* Exercise brief: Skip the pictures, please, and write out exactly the lines from the opening of the data through the line containing "import seaborn as".

┌──

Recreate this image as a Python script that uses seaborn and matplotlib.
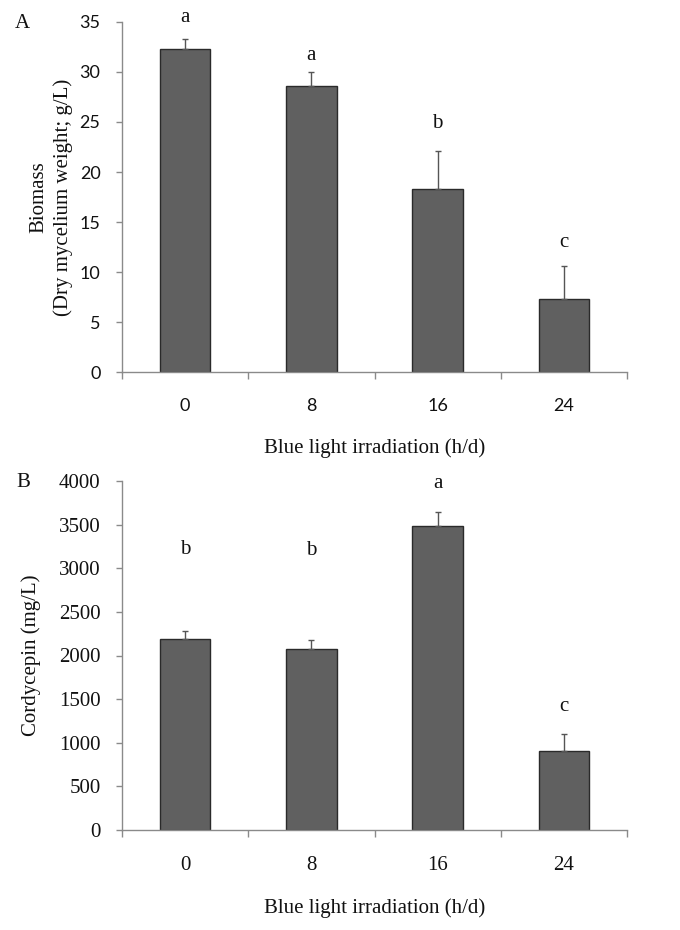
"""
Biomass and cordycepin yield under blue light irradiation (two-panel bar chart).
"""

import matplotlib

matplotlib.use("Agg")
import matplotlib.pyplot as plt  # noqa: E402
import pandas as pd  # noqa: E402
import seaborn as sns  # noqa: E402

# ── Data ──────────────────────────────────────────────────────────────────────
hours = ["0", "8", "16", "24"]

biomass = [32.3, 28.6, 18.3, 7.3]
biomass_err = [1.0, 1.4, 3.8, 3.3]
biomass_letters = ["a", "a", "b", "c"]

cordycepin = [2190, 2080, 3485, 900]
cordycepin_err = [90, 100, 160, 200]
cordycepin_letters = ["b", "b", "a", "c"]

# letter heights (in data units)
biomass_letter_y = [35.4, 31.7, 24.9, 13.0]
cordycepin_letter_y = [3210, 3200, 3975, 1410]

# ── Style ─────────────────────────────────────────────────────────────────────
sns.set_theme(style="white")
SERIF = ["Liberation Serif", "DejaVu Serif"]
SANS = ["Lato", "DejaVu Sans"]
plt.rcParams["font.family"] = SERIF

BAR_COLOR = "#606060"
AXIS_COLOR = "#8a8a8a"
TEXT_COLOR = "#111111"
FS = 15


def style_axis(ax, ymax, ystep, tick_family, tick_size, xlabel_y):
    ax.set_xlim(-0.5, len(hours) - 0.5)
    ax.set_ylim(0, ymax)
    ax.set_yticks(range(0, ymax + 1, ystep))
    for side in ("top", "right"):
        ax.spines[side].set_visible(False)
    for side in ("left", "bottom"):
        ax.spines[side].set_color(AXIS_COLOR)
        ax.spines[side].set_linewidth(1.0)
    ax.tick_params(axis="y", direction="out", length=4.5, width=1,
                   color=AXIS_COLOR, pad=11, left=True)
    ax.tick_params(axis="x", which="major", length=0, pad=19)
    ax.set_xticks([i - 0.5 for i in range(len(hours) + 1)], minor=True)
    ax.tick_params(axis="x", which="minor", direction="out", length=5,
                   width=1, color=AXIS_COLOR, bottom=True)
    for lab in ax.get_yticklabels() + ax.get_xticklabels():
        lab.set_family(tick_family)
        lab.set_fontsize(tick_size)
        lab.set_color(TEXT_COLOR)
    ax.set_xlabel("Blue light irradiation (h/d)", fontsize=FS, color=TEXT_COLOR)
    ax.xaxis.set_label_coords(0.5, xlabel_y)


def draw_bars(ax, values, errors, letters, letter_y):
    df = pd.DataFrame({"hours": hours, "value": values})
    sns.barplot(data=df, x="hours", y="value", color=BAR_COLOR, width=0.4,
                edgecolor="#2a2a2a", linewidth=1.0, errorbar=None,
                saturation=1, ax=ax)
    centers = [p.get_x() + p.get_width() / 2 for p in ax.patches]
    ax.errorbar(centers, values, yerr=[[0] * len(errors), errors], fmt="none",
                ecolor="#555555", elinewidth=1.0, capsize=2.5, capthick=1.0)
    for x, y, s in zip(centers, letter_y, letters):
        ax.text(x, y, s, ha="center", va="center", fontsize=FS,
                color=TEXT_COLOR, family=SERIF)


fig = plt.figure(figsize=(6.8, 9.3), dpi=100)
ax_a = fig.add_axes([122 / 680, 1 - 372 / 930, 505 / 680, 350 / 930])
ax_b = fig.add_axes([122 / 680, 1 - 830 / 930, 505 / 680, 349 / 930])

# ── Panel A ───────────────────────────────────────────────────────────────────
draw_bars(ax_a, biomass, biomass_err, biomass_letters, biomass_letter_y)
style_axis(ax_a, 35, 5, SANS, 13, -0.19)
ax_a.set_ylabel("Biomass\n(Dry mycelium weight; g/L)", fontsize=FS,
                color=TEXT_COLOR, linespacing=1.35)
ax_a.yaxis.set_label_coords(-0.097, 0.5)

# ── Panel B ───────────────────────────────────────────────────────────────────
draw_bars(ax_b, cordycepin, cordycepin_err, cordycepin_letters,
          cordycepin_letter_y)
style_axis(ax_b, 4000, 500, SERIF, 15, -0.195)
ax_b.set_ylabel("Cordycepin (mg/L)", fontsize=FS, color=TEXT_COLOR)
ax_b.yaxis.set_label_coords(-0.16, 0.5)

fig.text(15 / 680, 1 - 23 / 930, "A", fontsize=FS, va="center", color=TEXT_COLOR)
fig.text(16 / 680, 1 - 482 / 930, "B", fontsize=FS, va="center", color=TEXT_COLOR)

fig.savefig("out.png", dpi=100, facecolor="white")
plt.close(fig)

└──

* Correct output:
Recreate this image as a Python script that uses seaborn and matplotlib.
"""
Biomass and cordycepin yield under blue light irradiation (two-panel bar chart).
"""

import matplotlib

matplotlib.use("Agg")
import matplotlib.pyplot as plt  # noqa: E402
import pandas as pd  # noqa: E402
import seaborn as sns  # noqa: E402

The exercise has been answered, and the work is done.